Three Developmental Theories: The parts to my current whole

 

The beginnings of a reflection that I am posting and yet hoping no one actually reads. It is a sandbox of all sandboxes. In my head, I can feel connections that I cannot see: contours are a blur. I need time. I need time to deliberate. 

This post is written from a place of a presuming state; that there is an assumption on the part of the writer of the reader to have confidence that the writer's understanding of what is shared is stronger than what is written. It is equally assumed by the writer that this is not so. This paradox, of sorts, makes for great grounding if one is willing to step and to equally misstep. 

Graduate School: 1993-1995

I entered the world of education at a time of 'pure' constructivism. Or, as a professor once shared, a belief that learning is nothing more than throwing a pig in mud and asking it to learn by rolling. At the time I was less challenged by the idea of constructivism and more challenged by its interpretation of theory to practice.  It seemed to me at an intuitive level that interruptions were required beyond the capacity of the self and such interruptions could be qualified by value of impact. 

I was a science teacher.

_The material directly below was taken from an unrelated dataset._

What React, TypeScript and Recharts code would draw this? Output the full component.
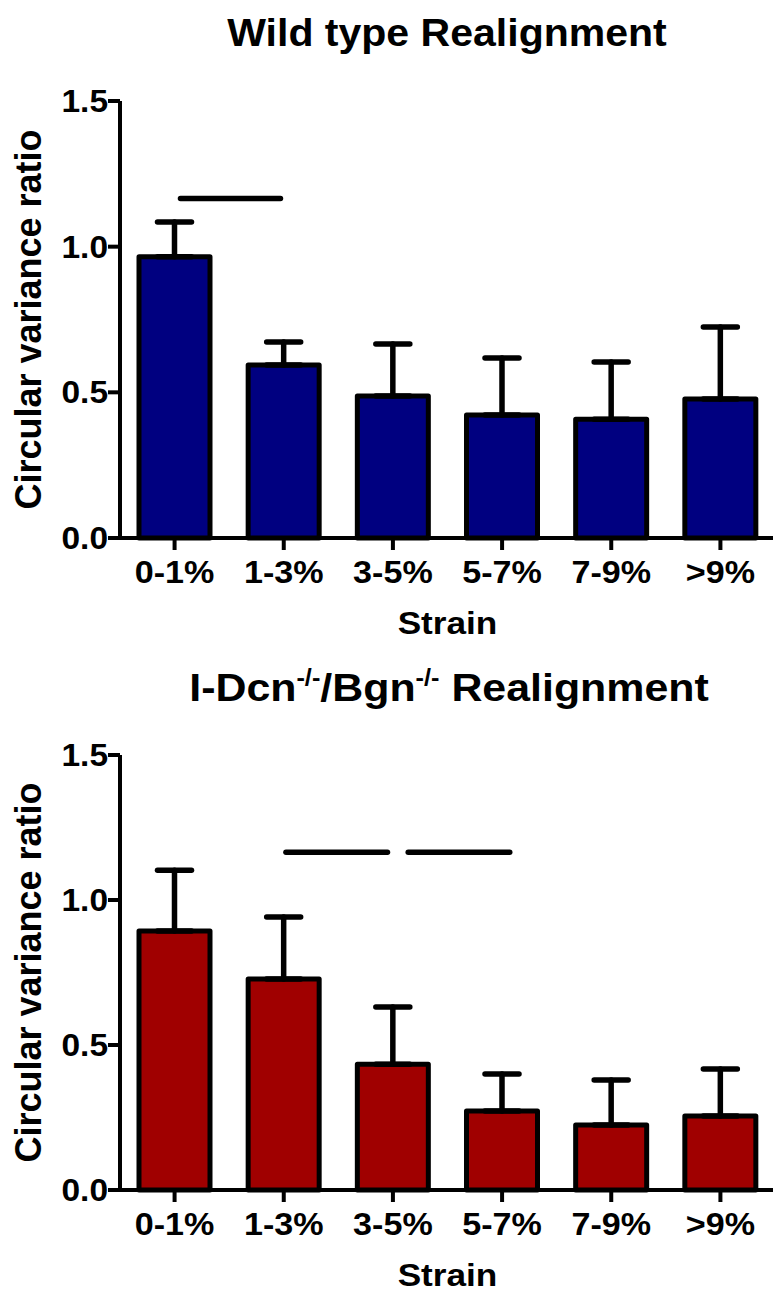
import React from 'react';
import { BarChart, Bar, XAxis, YAxis, ErrorBar, ReferenceLine } from 'recharts';

const categories = ['0-1%', '1-3%', '3-5%', '5-7%', '7-9%', '>9%'];

const wildTypeMean = [0.965, 0.594, 0.487, 0.422, 0.408, 0.477];
const wildTypeSEM = [0.12, 0.079, 0.179, 0.196, 0.196, 0.247];

const knockoutMean = [0.893, 0.728, 0.434, 0.272, 0.224, 0.255];
const knockoutSEM = [0.21, 0.213, 0.197, 0.128, 0.155, 0.162];

const yTicks = [0, 0.5, 1.0, 1.5];

// significance bars, x in category-index units (0 = centre of first category)
const wildTypeSig = [{ from: 0.054, to: 0.97, y: 1.165 }];
const knockoutSig = [
  { from: 1.02, to: 1.95, y: 1.165 },
  { from: 2.14, to: 3.07, y: 1.165 },
];

const FONT = '"Liberation Sans", Arial, Helvetica, sans-serif';
const W = 773;

type Sig = { from: number; to: number; y: number };

function XTick(props: any) {
  const { x, y, payload } = props;
  return (
    <text
      transform={`translate(${x},${y}) scale(1.1,1)`}
      textAnchor="middle"
      dy="0.71em"
      fontSize={31}
      fontWeight="bold"
      fontFamily={FONT}
      fill="#000"
    >
      {payload.value}
    </text>
  );
}

function YTick(props: any) {
  const { x, y, payload } = props;
  return (
    <text
      transform={`translate(${x},${y}) scale(1.08,1)`}
      textAnchor="end"
      dy="0.355em"
      fontSize={31}
      fontWeight="bold"
      fontFamily={FONT}
      fill="#000"
    >
      {Number(payload.value).toFixed(1)}
    </text>
  );
}

type PanelProps = {
  title: React.ReactNode;
  means: number[];
  sems: number[];
  fill: string;
  sig: Sig[];
  height: number;
  plotTop: number;
  plotBottom: number;
};

function Panel(p: PanelProps) {
  const data = categories.map((c, i) => ({
    name: c,
    idx: i,
    mean: p.means[i],
    err: [0, p.sems[i]],
  }));
  const plotCenterY = (p.plotTop + p.plotBottom) / 2;
  const plotCenterX = (120 + W + 2) / 2;
  return (
    <div style={{ position: 'relative', width: W, height: p.height, overflow: 'hidden' }}>
      <BarChart
        width={W}
        height={p.height}
        data={data}
        margin={{ top: p.plotTop, right: -2, bottom: 0, left: 0 }}
      >
        <XAxis
          dataKey="name"
          interval={0}
          height={p.height - p.plotBottom}
          tickSize={12}
          tickMargin={11}
          axisLine={{ stroke: '#000', strokeWidth: 4 }}
          tickLine={{ stroke: '#000', strokeWidth: 4 }}
          tick={<XTick />}
          label={{
            content: () => (
              <text
                transform={`translate(${plotCenterX},${p.plotBottom + 96}) scale(1.1,1)`}
                textAnchor="middle"
                fontSize={32}
                fontWeight="bold"
                fontFamily={FONT}
                fill="#000"
              >
                Strain
              </text>
            ),
          }}
        />
        <XAxis
          xAxisId="sig"
          dataKey="idx"
          type="number"
          domain={[-0.5, 5.5]}
          hide
          allowDataOverflow
        />
        <YAxis
          domain={[0, 1.5]}
          ticks={yTicks}
          width={120}
          tickSize={12}
          tickMargin={0}
          interval={0}
          axisLine={{ stroke: '#000', strokeWidth: 4 }}
          tickLine={{ stroke: '#000', strokeWidth: 4 }}
          tick={<YTick />}
          label={{
            content: () => (
              <text
                transform={`rotate(-90, 41, ${plotCenterY})`}
                x={41}
                y={plotCenterY}
                textAnchor="middle"
                fontSize={36}
                fontWeight="bold"
                fontFamily={FONT}
                fill="#000"
              >
                Circular variance ratio
              </text>
            ),
          }}
        />
        <Bar
          dataKey="mean"
          fill={p.fill}
          stroke="#000"
          strokeWidth={5}
          strokeLinejoin="round"
          barSize={71}
          isAnimationActive={false}
        >
          <ErrorBar
            dataKey="err"
            direction="y"
            width={17}
            stroke="#000"
            strokeWidth={5.5}
            strokeLinecap="round"
            isAnimationActive={false}
          />
        </Bar>
        {p.sig.map((s, i) => (
          <ReferenceLine
            key={i}
            xAxisId="sig"
            segment={[
              { x: s.from, y: s.y },
              { x: s.to, y: s.y },
            ]}
            stroke="#000"
            strokeWidth={5.5}
            strokeLinecap="round"
            ifOverflow="visible"
          />
        ))}
      </BarChart>
      <svg
        width={W}
        height={80}
        style={{ position: 'absolute', left: 0, top: 0, pointerEvents: 'none' }}
      >
        {p.title}
      </svg>
    </div>
  );
}

export default function App() {
  const titleProps = {
    textAnchor: 'middle' as const,
    fontWeight: 'bold',
    fontFamily: FONT,
    fill: '#000',
  };
  return (
    <div style={{ position: 'absolute', left: 0, top: 0, width: W, height: 1303, background: '#fff', overflow: 'hidden' }}>
      <Panel
        title={
          <text transform="translate(447,46) scale(1.08,1)" fontSize={38} {...titleProps}>
            Wild type Realignment
          </text>
        }
        means={wildTypeMean}
        sems={wildTypeSEM}
        fill="#000080"
        sig={wildTypeSig}
        height={650}
        plotTop={101}
        plotBottom={538}
      />
      <Panel
        title={
          <text transform="translate(449,51) scale(1.1,1)" fontSize={39} {...titleProps}>
            I-Dcn
            <tspan fontSize={23} dy={-15}>-/-</tspan>
            <tspan dy={15}>/Bgn</tspan>
            <tspan fontSize={23} dy={-15}>-/-</tspan>
            <tspan dy={15}>{' Realignment'}</tspan>
          </text>
        }
        means={knockoutMean}
        sems={knockoutSEM}
        fill="#A00000"
        sig={knockoutSig}
        height={653}
        plotTop={105}
        plotBottom={540}
      />
    </div>
  );
}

I saw an immediate need to intervene in the learning pathways of students by appealing to emotions and cognition, to adjust the experience with both tacit and explicit supports. I saw myself, as Vygotsky might argue- as a more knowledgeable other. 

I sat in the space-of-attempt to manipulate the mediative between the agents of development in service of supporting the capacity of the student to sit in this same space.


Post Graduate School: 2001-2003
I am then compelled to consider how Bronfenbrenner's Ecological Niche Theory fits in and into seeing interacting directions of influence coursing through concentric circles-- from the micro to the macro to the meso and from the meso to the macro to the micro.


Post-post Graduate School: 2021-
Superimposed on Wilber's quadrants that retain distinction within each quadrant and create meaning of phenomenon by the whole of its parts.



And as I reflect on these three theories I can see the need to integrate and to differentiate. We seek patterns and crave order. Order, I see Wilber might argue, does not necessarily come in familiar patterns, and patterns are not necessarily evidenced across but from within.